Mail Archives: djgpp-workers/2000/07/20/03:50:07
> > > Anyway, one reason that __null might cause trouble is that it breaks
> > > previous versions of the library which were compiled with different
> > > definition of NULL. I think we've been discussing that on the DJGPP
> > > developers list to death.
[...]
> Seriously, though: the conclusion was that we didn't like the
> redefinition of NULL in C++ headers (see my other message for the
> problems this causes).
So you had all this discussion to agree on a mental state (you don't
like it)? I had hoped you could have concluded that it either does or
does not break the library. If it does break the library, exactly why?
If it does not break the library, what is the problem?
Please try to be technical instead of political - especially if you
are asking the same from GCC developers!
> But we couldn't understand why does the C++ compiler redefines NULL
> in its headers, so we couldn't find a solution that would satisfy us
> all and avoid breaking the C++ compiler at the same time. Perhaps
> you could help.
It's very easy. In C++, NULL is an "implementationdefined C++ null
pointer constant", according to 18.1, [lib.support.types]/4. That
means, "possible definitions include 0 and 0L, but not (void*)0".

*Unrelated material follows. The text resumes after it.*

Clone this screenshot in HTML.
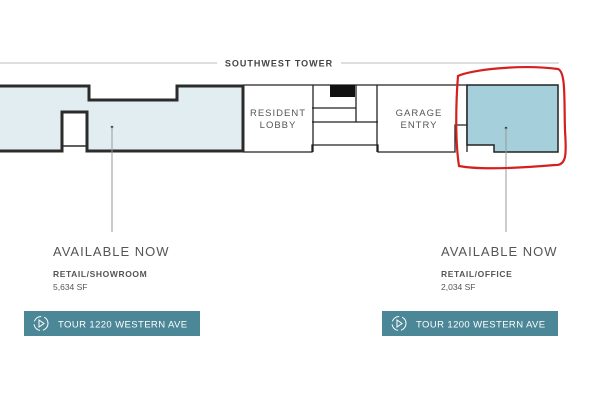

If you define NULL as 0, you find that
#include <stdlib.h>
void foo(int);
void foo(int*);
int main()
{
foo(NULL);
}
will compile flawlessly and invoke the first function, even though it
is probably the author probably meant to express a pointer. The reason
is that passing 0 into an int is an exact match, whereas converting it
to int* is a conversion. Please note that the exact meaning of this
program could depend on the platform - if the parameter is a typedef
that is "long int" on some systems and "int" on others, the meaning of
this program changes.
The same problem exists with
throw NULL;
which does not do what the user would expect (i.e. it throws an int,
or long - not a null pointer). There are a few more common program
mistakes involving a misunderstanding of NULL. Those can only be
detected if the compiler *knows* that this used to be NULL, hence the
__null keyword.
I believe this feature of g++ has proven useful, and I'd certainly
expect that all ports of g++ support it.